Cleopatra, a Life

CleopatraCleopatra by Stacy Schiff

My rating: 3 of 5 stars


Eighty pages in, Cleopatra's secured Egypt's position as a protectorate of Rome. Perhaps not much else was possible, but who would rule Egypt was at issue, as she and her brother were fighting over it when Caesar arrived with an inadequate advance force and in need of an ally. That Cleopatra initiated negotiations by smuggling herself into the palace like Austin Powers to save the day is described as the masterstroke it was. Indeed, political dynamics dominate the book, and one is left only to imagine the daily ebb and flow of court intrigue. Schiff has "tried to pluck the gauze and melodrama" from the story, thusly: "In defiance of the male imagination, five centuries of art history, and two of the greatest plays in English literature, she would have been fully clothed, in a formfitting sleeveless long linen tunic."



Awww...



Put away your libidos everybody, that's a different book. That Caesar got a child in her is mentioned once, about that abruptly, and all detail of the developing relationship is avoided, even deprecated.
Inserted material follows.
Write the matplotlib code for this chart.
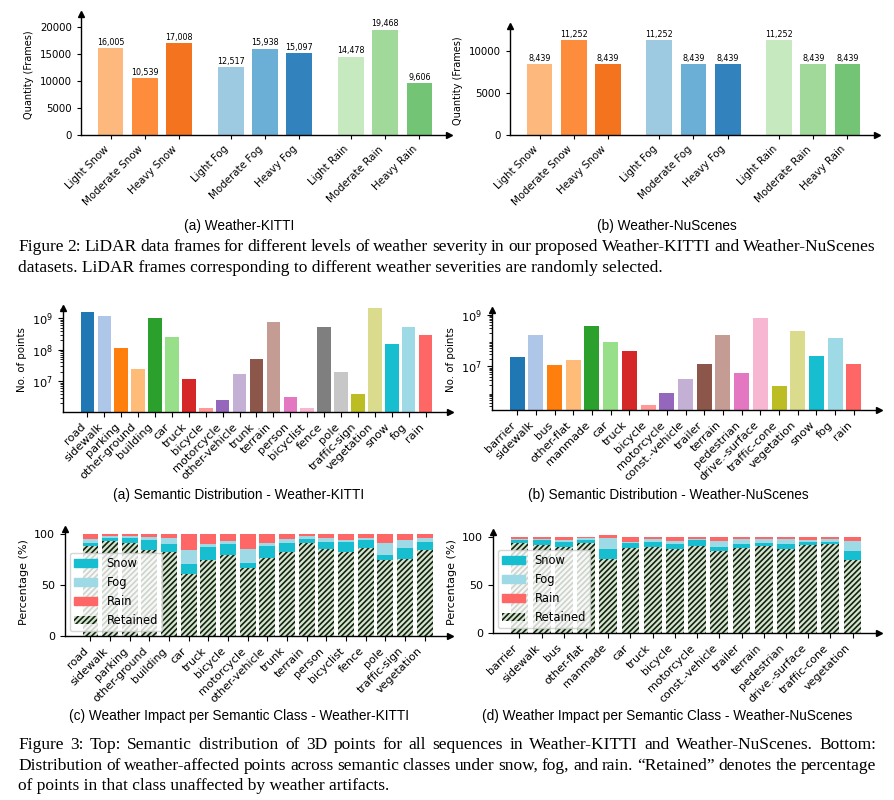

Oh, the stage is set well enough; with riotous skirmishes in the streets, the opulent barricaded palace sweltering with incense, ships afire in the docks, the brother and nominal consort walking the same halls playing a game of polite diplomacy while his engineers undermine the water supply, one can easily imagine a fantastic screenplay! But the script is absent and Schiff does not stoop to fabricate one. This is not historical fiction.



I sort of wish it were! Unfamiliar with the story, I'm finding enough drama in the bare historical facts to make up a pretty good soap opera in my head. There are vast differences between us and them. It's strange and wonderful to imagine a world so empty that a single city, Alexandria, held the keys to a nation. The Roman legions gouging the world, kings made before they're 20. This is Edgar Rice Burroughs steamy imagination, only for real. (...and you have to BYO lurid details. Maybe I should have another go at Salammbô?)



I think Schiff is working hard to overcome a stereogype of Cleopatra made of nothing BUT sex. Understandable but maybe unnecessary? I like to think that, with all the cultual, scientific & technological differences between us, history played out then with the same raw materials as now, and we are creatures of passion. If anything our modern world seems TOO sterile. On to act II we go!